Example: If a pump operates with a power of 100 kilowatts (kW) for one hour, the energy consumed is 100 kilowatt-hours (kWh). This is a common unit for billing electricity.

Key Factors Influencing Actual Pump Energy Consumption

While the above formulas provide the theoretical energy, several real-world factors influence the actual energy consumed by a pump:

• Pump and Motor Efficiency: No pump or motor is 100% efficient. A significant portion of the input electrical energy is converted into heat and lost due to friction and mechanical inefficiencies. To calculate the actual electrical power input required, divide the theoretical pumping power (P) by the overall pump-motor efficiency (expressed as a decimal, e.g., 0.75 for 75% efficiency).
  • Actual Electrical Power (P_actual) = P / Overall Efficiency
• System Head Losses: The pumping head (H) must account for all resistance to flow, including the vertical lift, pressure requirements, and crucially, energy lost due to friction as the fluid moves through pipes, valves, and fittings. These "friction losses" contribute significantly to the total head the pump must overcome.
• Operating Duration: The longer a pump runs, the more energy it consumes. Operating time directly scales with energy usage.
• Fluid Properties: Changes in fluid density or viscosity (a fluid's resistance to flow) can alter the power required to move it. Pumping denser or more viscous fluids typically requires more energy.

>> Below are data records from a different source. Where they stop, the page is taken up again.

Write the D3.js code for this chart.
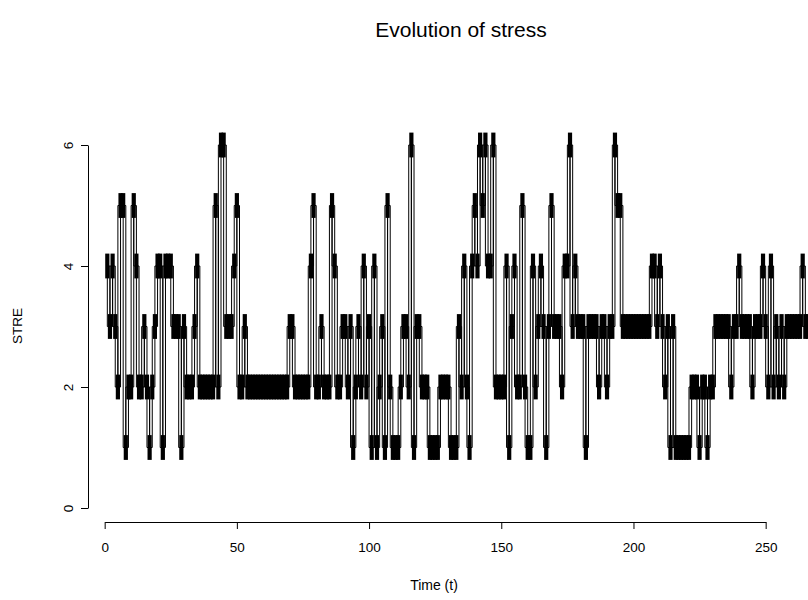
<!DOCTYPE html>
<html><head><meta charset="utf-8">
<script src="https://cdn.jsdelivr.net/npm/d3@7"></script>
<style>
body{margin:0;background:#fff}
svg{display:block}
text{font-family:"Liberation Sans",Arial,Helvetica,sans-serif;fill:#000}
</style>
</head><body>
<svg id="c" width="808" height="600"></svg>
<script>
// ---- data (STRE value at each time step t = 1, 2, 3, ...) ----
const stress = [
  4,3,4,3,2,5,5,1,2,2, 5,4,2,2,3,2,1,2,3,4,
  4,1,4,4,4,3,3,3,1,3, 2,2,2,3,4,2,2,2,2,2,
  2,5,2,6,6,3,3,3,4,5, 2,2,3,2,2,2,2,2,2,2,
  2,2,2,2,2,2,2,2,2,3, 3,2,2,2,2,2,2,4,5,2,
  2,3,2,2,2,5,4,2,2,3, 3,2,3,1,2,3,2,4,2,3,
  1,4,1,2,3,1,5,2,1,1, 1,2,3,3,2,6,1,3,3,2,
  2,2,1,1,1,1,2,2,2,2, 1,1,1,3,2,4,2,1,4,5,
  4,6,5,6,4,4,6,2,2,2, 2,4,1,3,4,2,2,5,2,1,
  1,4,2,3,4,3,1,3,5,3, 3,3,2,4,4,6,3,4,3,3,
  3,1,3,3,3,3,2,3,3,2, 3,3,6,5,5,3,3,3,3,3,
  3,3,3,3,3,3,4,4,3,4, 3,2,3,1,3,1,1,1,1,1,
  1,2,2,2,1,2,2,1,2,2, 3,3,3,3,3,3,2,3,3,4,
  3,3,3,3,2,3,3,3,4,3, 2,4,2,3,2,3,2,3,3,3,
  3,3,3,4,3,3,3
];
const xTicks = [0, 50, 100, 150, 200, 250];
const yTicks = [0, 2, 4, 6];
const titleText = "Evolution of stress";
const xTitle = "Time (t)";
const yTitle = "STRE";

const data = stress.map((v, i) => ({t: i + 1, v: v}));

const svg = d3.select("#c");
const x = d3.scaleLinear().domain([0, 250]).range([104.67, 765.67]);
const y = d3.scaleLinear().domain([0, 6]).range([508, 145]);

// clip to plot region
svg.append("defs").append("clipPath").attr("id", "plotclip")
  .append("rect").attr("x", 88).attr("y", y(6.24)).attr("width", 800).attr("height", y(-0.24) - y(6.24));

const g = svg.append("g").attr("clip-path", "url(#plotclip)");

// step lines (both step directions)
const lineAfter = d3.line().x(d => x(d.t)).y(d => y(d.v)).curve(d3.curveStepAfter);
const lineBefore = d3.line().x(d => x(d.t)).y(d => y(d.v)).curve(d3.curveStepBefore);
g.append("path").attr("d", lineAfter(data)).attr("fill", "none").attr("stroke", "#000").attr("stroke-width", 1);
g.append("path").attr("d", lineBefore(data)).attr("fill", "none").attr("stroke", "#000").attr("stroke-width", 1);

// bar glyph at each observation
const half = 0.205;
g.selectAll("rect.pt").data(data).join("rect")
  .attr("class", "pt")
  .attr("x", d => x(d.t) - 2.1)
  .attr("width", 4.2)
  .attr("y", d => y(d.v + half))
  .attr("height", d => y(d.v - half) - y(d.v + half))
  .attr("fill", "#000");

// axes
const fontStack = '"Liberation Sans",Arial,sans-serif';
const xAxis = d3.axisBottom(x).tickValues(xTicks).tickFormat(d3.format("d"))
  .tickSize(7).tickSizeOuter(0).tickPadding(13);
const gx = svg.append("g").attr("transform", "translate(0,522)").call(xAxis);
gx.selectAll("text").style("font-size", "13.5px").style("font-family", fontStack);
gx.selectAll("path,line").attr("stroke", "#000");

const yAxis = d3.axisLeft(y).tickValues(yTicks).tickFormat(d3.format("d"))
  .tickSize(7).tickSizeOuter(0);
const gy = svg.append("g").attr("transform", "translate(88,0)").call(yAxis);
gy.selectAll("path,line").attr("stroke", "#000");
gy.selectAll("text")
  .style("font-size", "13.5px").style("font-family", fontStack)
  .attr("x", null).attr("dy", null).attr("y", 0)
  .attr("text-anchor", "middle")
  .attr("transform", "translate(-15,0) rotate(-90)");

// titles
svg.append("text").attr("x", 461).attr("y", 37).attr("text-anchor", "middle")
  .style("font-size", "21px").text(titleText);
svg.append("text").attr("x", 434).attr("y", 590).attr("text-anchor", "middle")
  .style("font-size", "14px").text(xTitle);
svg.append("text").attr("transform", "translate(22,326) rotate(-90)").attr("text-anchor", "middle")
  .style("font-size", "13.5px").text(yTitle);
</script>
</body></html>
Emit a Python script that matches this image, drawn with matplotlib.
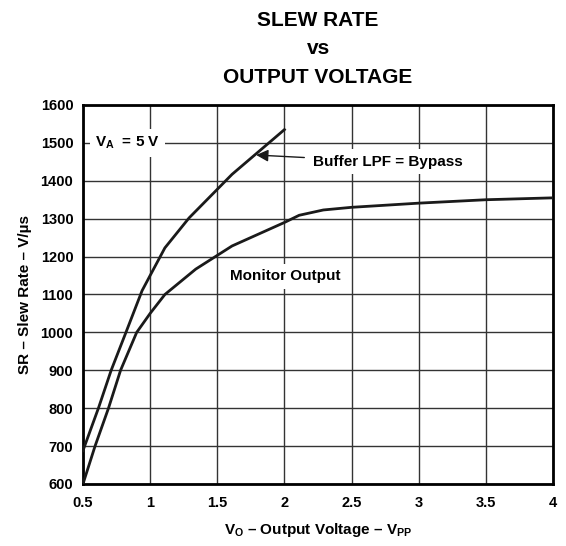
import numpy as np
import matplotlib
matplotlib.use("Agg")
import matplotlib.pyplot as plt

plt.rcParams['font.family'] = ['Liberation Sans', 'DejaVu Sans']
plt.rcParams['font.weight'] = 'bold'
plt.rcParams['mathtext.fontset'] = 'custom'
plt.rcParams['mathtext.rm'] = 'Liberation Sans:bold'
plt.rcParams['mathtext.bf'] = 'Liberation Sans:bold'
plt.rcParams['mathtext.it'] = 'Liberation Sans:bold'

# curve readings (V_PP, V/us)
buffer_x = [0.5, 0.615, 0.71, 0.82, 0.94, 1.0, 1.11, 1.29, 1.61, 2.0]
buffer_y = [688, 800, 900, 1000, 1110, 1150, 1223, 1302, 1417, 1535]

monitor_x = [0.5, 0.59, 0.69, 0.78, 0.90, 1.0, 1.11, 1.34, 1.61, 2.0,
             2.11, 2.29, 2.5, 3.0, 3.5, 4.0]
monitor_y = [600, 700, 800, 900, 1000, 1050, 1100, 1167, 1228, 1290,
             1309, 1323, 1330, 1341, 1350, 1355]

x_ticks = [0.5, 1, 1.5, 2, 2.5, 3, 3.5, 4]
x_labels = ['0.5', '1', '1.5', '2', '2.5', '3', '3.5', '4']
y_ticks = [600, 700, 800, 900, 1000, 1100, 1200, 1300, 1400, 1500, 1600]

fig = plt.figure(figsize=(5.66, 5.46), dpi=100)
ax = fig.add_axes([0.1466, 0.1136, 0.8304, 0.6941])

ax.plot(buffer_x, buffer_y, color='#1a1a1a', lw=2, zorder=3)
ax.plot(monitor_x, monitor_y, color='#1a1a1a', lw=2, zorder=3)

ax.set_xlim(0.5, 4)
ax.set_ylim(600, 1600)
ax.set_xticks(x_ticks)
ax.set_xticklabels(x_labels)
ax.set_yticks(y_ticks)
ax.tick_params(length=0, labelsize=10.5)
ax.tick_params(axis='x', pad=9)
ax.tick_params(axis='y', pad=7)
for lab in ax.get_xticklabels() + ax.get_yticklabels():
    lab.set_fontweight('bold')
ax.grid(True, color='#333333', lw=1)
ax.set_axisbelow(True)
for s in ax.spines.values():
    s.set_linewidth(2)
    s.set_color('black')

# axis titles placed directly to match the layout
fig.text(0.562, 0.029, r'$\mathregular{V_O}$ – Output Voltage – $\mathregular{V_{PP}}$',
         ha='center', va='center', fontsize=11, fontweight='bold')
fig.text(0.044, 0.46, 'SR – Slew Rate – V/µs', ha='center', va='center',
         rotation=90, fontsize=11, fontweight='bold')

fig.text(0.562, 0.963, 'SLEW RATE', ha='center', va='center', fontsize=15, fontweight='bold')
fig.text(0.562, 0.912, 'vs', ha='center', va='center', fontsize=15, fontweight='bold')
fig.text(0.562, 0.858, 'OUTPUT VOLTAGE', ha='center', va='center', fontsize=15, fontweight='bold')

box = dict(facecolor='white', edgecolor='none', pad=4)
ax.text(0.59, 1500, r'$\mathregular{V_A}$  = 5 V', ha='left', va='center',
        fontsize=11, fontweight='bold', bbox=box, zorder=4)
ax.annotate('Buffer LPF = Bypass', xy=(1.79, 1468), xytext=(2.21, 1450),
            ha='left', va='center', fontsize=11, fontweight='bold', bbox=box,
            arrowprops=dict(arrowstyle='-|>', color='#1a1a1a', lw=1,
                            mutation_scale=18, shrinkA=2, shrinkB=0),
            zorder=4)
ax.text(2.01, 1148, 'Monitor Output', ha='center', va='center',
        fontsize=11, fontweight='bold', bbox=box, zorder=4)

fig.savefig('out.png', dpi=100)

Practical Example Calculation

Let's calculate the daily energy consumption of a pump:

A pump needs to move 0.05 cubic meters per second (m³/s) of water to a total head of 25 meters, including friction losses. The pump operates for 10 hours per day, and its combined pump-motor efficiency is 70%.

1. Given Values:

   • Flow Capacity (Q) = 0.05 m³/s
   • Fluid Density (ρ) = 1000 kg/m³ (for water)
   • Gravitational Constant (g) = 9.81 m/s²
   • Pumping Head (H) = 25 m
   • Operating Time (t) = 10 hours
   • Overall Efficiency = 70% or 0.70

2. Calculate Theoretical Pumping Power (P):

   • P = Q × ρ × g × H
   • P = 0.05 m³/s × 1000 kg/m³ × 9.81 m/s² × 25 m
   • P = 12262.5 Watts or 12.26 kW

3. Calculate Actual Electrical Power Consumption (P_actual):

   • P_actual = P / Overall Efficiency
   • P_actual = 12262.5 W / 0.70
   • P_actual = 17517.86 Watts or 17.52 kW (rounded)

4. Calculate Pumping Energy (E):

   • E = P_actual × t
   • E = 17.52 kW × 10 hours
   • E = 175.2 kWh

This pump would consume approximately 175.2 kilowatt-hours of energy during 10 hours of operation.

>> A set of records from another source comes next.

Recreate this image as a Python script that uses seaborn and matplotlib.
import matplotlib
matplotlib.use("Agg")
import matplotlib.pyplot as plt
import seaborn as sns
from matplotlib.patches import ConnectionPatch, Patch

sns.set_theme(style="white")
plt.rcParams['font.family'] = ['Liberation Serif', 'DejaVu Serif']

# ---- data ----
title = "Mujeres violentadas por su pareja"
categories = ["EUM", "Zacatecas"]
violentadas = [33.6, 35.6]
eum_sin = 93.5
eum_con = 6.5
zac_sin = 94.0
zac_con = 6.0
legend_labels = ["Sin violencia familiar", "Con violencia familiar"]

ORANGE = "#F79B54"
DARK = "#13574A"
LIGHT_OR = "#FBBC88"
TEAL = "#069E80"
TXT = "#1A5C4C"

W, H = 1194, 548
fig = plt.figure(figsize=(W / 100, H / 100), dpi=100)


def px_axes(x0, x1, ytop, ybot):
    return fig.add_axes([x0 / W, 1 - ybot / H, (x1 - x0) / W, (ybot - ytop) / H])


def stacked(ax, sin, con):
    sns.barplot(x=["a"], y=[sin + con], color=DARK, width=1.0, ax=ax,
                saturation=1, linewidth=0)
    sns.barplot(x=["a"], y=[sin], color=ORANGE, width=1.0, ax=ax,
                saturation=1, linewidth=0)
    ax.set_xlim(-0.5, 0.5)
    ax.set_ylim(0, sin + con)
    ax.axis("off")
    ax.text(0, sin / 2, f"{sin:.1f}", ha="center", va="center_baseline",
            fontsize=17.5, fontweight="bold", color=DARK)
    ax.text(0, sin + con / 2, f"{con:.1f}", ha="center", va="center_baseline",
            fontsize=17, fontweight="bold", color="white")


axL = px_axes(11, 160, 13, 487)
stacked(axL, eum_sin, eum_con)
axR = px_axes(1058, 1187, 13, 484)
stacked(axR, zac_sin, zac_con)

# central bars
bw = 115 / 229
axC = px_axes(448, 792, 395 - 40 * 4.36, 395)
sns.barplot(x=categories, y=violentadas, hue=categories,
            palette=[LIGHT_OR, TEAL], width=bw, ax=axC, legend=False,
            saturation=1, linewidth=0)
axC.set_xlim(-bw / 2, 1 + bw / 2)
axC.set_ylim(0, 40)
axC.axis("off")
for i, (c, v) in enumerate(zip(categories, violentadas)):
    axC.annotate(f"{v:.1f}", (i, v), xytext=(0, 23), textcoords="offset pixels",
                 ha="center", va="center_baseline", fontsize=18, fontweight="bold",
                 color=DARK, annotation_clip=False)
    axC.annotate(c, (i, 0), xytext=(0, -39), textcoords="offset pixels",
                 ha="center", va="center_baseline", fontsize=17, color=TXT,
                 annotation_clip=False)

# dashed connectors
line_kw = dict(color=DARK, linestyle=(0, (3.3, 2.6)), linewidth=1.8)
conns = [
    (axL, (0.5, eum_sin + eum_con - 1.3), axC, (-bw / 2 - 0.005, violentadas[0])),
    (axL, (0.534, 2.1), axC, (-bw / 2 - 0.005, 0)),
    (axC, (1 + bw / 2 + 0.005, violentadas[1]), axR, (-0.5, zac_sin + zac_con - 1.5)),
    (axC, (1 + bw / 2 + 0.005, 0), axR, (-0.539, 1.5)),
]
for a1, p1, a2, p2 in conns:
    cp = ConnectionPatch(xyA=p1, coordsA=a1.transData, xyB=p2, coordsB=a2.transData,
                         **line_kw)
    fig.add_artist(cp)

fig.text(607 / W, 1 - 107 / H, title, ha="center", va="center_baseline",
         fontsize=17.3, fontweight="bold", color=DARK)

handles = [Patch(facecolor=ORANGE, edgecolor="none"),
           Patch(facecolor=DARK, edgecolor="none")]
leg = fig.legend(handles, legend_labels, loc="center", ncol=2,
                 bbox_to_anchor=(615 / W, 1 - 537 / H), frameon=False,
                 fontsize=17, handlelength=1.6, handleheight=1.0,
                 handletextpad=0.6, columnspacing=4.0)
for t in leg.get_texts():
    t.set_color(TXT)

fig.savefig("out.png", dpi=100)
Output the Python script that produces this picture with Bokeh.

Key Variables and Units for Pump Calculations

Understanding the common units for each variable is crucial for accurate calculations.

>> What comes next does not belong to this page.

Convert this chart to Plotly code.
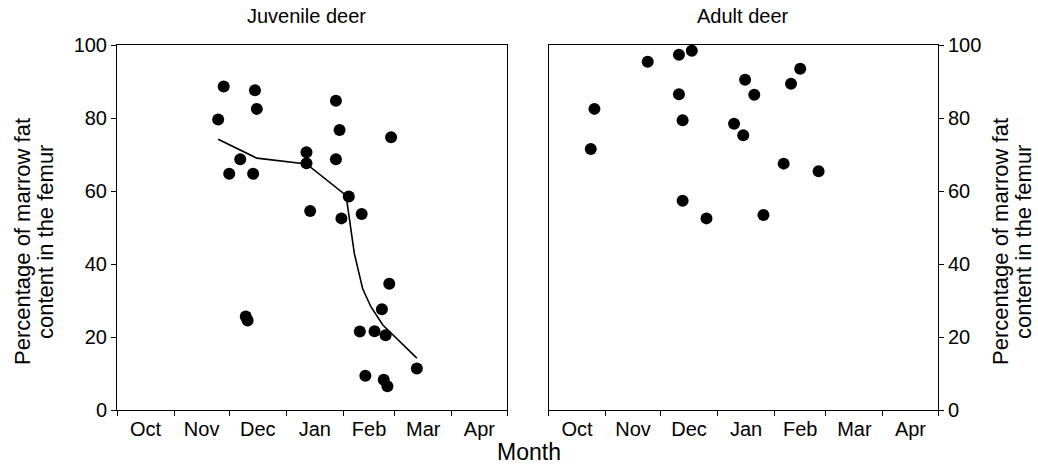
import plotly.graph_objects as go

# ---- Data ----
juv_dates = ["2000-11-28", "2000-12-15", "2000-12-16", "2000-11-25", "2001-01-28", "2001-01-30",
             "2001-02-27", "2000-12-07", "2001-01-12", "2001-01-12", "2001-01-28", "2000-12-01",
             "2000-12-14", "2001-02-04", "2001-01-14", "2001-01-31", "2001-02-11", "2000-12-10",
             "2000-12-11", "2001-02-26", "2001-02-22", "2001-02-10", "2001-02-18", "2001-02-24",
             "2001-03-13", "2001-02-13", "2001-02-23", "2001-02-25"]
juv_fat = [88.6, 87.6, 82.5, 79.6, 84.7, 76.7, 74.7, 68.7, 70.6, 67.6, 68.7, 64.7,
           64.7, 58.5, 54.5, 52.5, 53.7, 25.6, 24.5, 34.6, 27.6, 21.5, 21.6, 20.5,
           11.4, 9.4, 8.3, 6.5]

trend_dates = ["2000-11-25", "2000-12-16", "2001-01-12", "2001-02-01", "2001-02-03",
               "2001-02-07", "2001-02-11 12:00", "2001-02-16", "2001-02-22 12:00", "2001-03-13"]
trend_fat = [74.2, 69.0, 67.4, 59.4, 57.1, 42.9, 33.3, 28.3, 23.3, 14.2]

adult_dates = ["2000-10-26", "2000-10-24", "2000-11-24", "2000-12-11", "2000-12-18", "2000-12-11",
               "2000-12-13", "2000-12-13", "2000-12-26", "2001-01-16", "2001-01-21", "2001-01-10",
               "2001-01-15", "2001-01-26", "2001-02-15", "2001-02-10", "2001-02-06", "2001-02-25"]
adult_fat = [82.5, 71.5, 95.4, 97.3, 98.4, 86.5, 79.4, 57.3, 52.5, 90.5, 86.4, 78.4,
             75.3, 53.4, 93.5, 89.4, 67.5, 65.4]

x_range = ["2000-10-01", "2001-05-01"]
y_ticks = [0, 20, 40, 60, 80, 100]
panel_titles = ["Juvenile deer", "Adult deer"]
y_title_lines = ["Percentage of marrow fat", "content in the femur"]
x_title = "Month"

FONT = "Liberation Sans, Arial, sans-serif"
W, H = 1038, 468


def px_x(p):
    return p / W


def px_y(p):
    return 1 - p / H


fig = go.Figure()
fig.add_trace(go.Scatter(x=juv_dates, y=juv_fat, mode="markers",
                         marker=dict(color="black", size=12, line=dict(width=0)),
                         xaxis="x", yaxis="y", showlegend=False))
fig.add_trace(go.Scatter(x=trend_dates, y=trend_fat, mode="lines",
                         line=dict(color="black", width=1.6),
                         xaxis="x", yaxis="y", showlegend=False))
fig.add_trace(go.Scatter(x=adult_dates, y=adult_fat, mode="markers",
                         marker=dict(color="black", size=12, line=dict(width=0)),
                         xaxis="x2", yaxis="y2", showlegend=False))

ydom = [px_y(410), px_y(45)]
xdom1 = [px_x(117), px_x(507)]
xdom2 = [px_x(548.5), px_x(938)]

common = dict(showline=True, linecolor="black", linewidth=1, mirror=True,
              ticks="outside", ticklen=5, tickwidth=1, tickcolor="black",
              showgrid=False, zeroline=False, automargin=False,
              tickfont=dict(family=FONT, size=20, color="black"))

xcommon = dict(common, type="date", range=x_range, dtick="M1", tick0="2000-10-01",
               tickformat="%b", ticklabelmode="period", ticklabelstandoff=-4)
ycommon = dict(common, range=[0, 100], tickmode="array", tickvals=y_ticks)

fig.update_layout(
    width=W, height=H,
    margin=dict(l=0, r=0, t=0, b=0),
    paper_bgcolor="white", plot_bgcolor="white",
    font=dict(family=FONT, color="black"),
    xaxis=dict(xcommon, domain=xdom1, anchor="y"),
    yaxis=dict(ycommon, domain=ydom, anchor="x", side="left"),
    xaxis2=dict(xcommon, domain=xdom2, anchor="y2"),
    yaxis2=dict(ycommon, domain=ydom, anchor="x2", side="right"),
)

ann = []
base = dict(xref="paper", yref="paper", showarrow=False, xanchor="center", yanchor="middle")
ann.append(dict(base, text=panel_titles[0], x=px_x(306), y=px_y(16), font=dict(size=20)))
ann.append(dict(base, text=panel_titles[1], x=px_x(743), y=px_y(16), font=dict(size=20)))
ann.append(dict(base, text=x_title, x=px_x(529), y=px_y(452), font=dict(size=23)))
ymid = px_y(242)
for i, line in enumerate(y_title_lines):
    ann.append(dict(base, text=line, x=px_x(22 + 23 * i), y=ymid, textangle=-90,
                    font=dict(size=22)))
    ann.append(dict(base, text=line, x=px_x(1000 + 23 * i), y=ymid, textangle=-90,
                    font=dict(size=22)))
fig.update_layout(annotations=ann)

fig.write_html("out.html", config={"displayModeBar": False},
               post_script="document.body.style.margin='0px';")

Strategies for Optimizing Pump Energy Efficiency

Optimizing pump energy consumption is a significant area for cost savings and environmental impact reduction in various industries.

• Proper Sizing: Ensure the pump is correctly sized for the specific application's actual flow and head requirements. An oversized pump will often operate at lower efficiency and waste energy.
• Variable Frequency Drives (VFDs): Implementing VFDs allows the pump motor speed to be adjusted according to demand, rather than operating at full speed constantly. This can lead to substantial energy savings, particularly in systems with fluctuating flow requirements. More information can be found from sources like the U.S. Department of Energy.
• Regular Maintenance: Consistent maintenance, including checking for impeller wear, proper lubrication, and seal integrity, ensures the pump operates at its peak efficiency.
• System Design Optimization: Design piping systems to minimize friction losses by using appropriately sized pipes, reducing the number of bends, and selecting smooth pipe materials.
• Operational Scheduling: Only run pumps when necessary and for the required duration. Intelligent control systems can automate this process based on real-time demand.
• Fluid Properties Management: Where feasible, managing fluid temperature or concentration can impact density and viscosity, thereby influencing the required pumping energy.

By understanding the calculation methods and the factors influencing energy consumption, one can make informed decisions to enhance pump efficiency and reduce operational costs.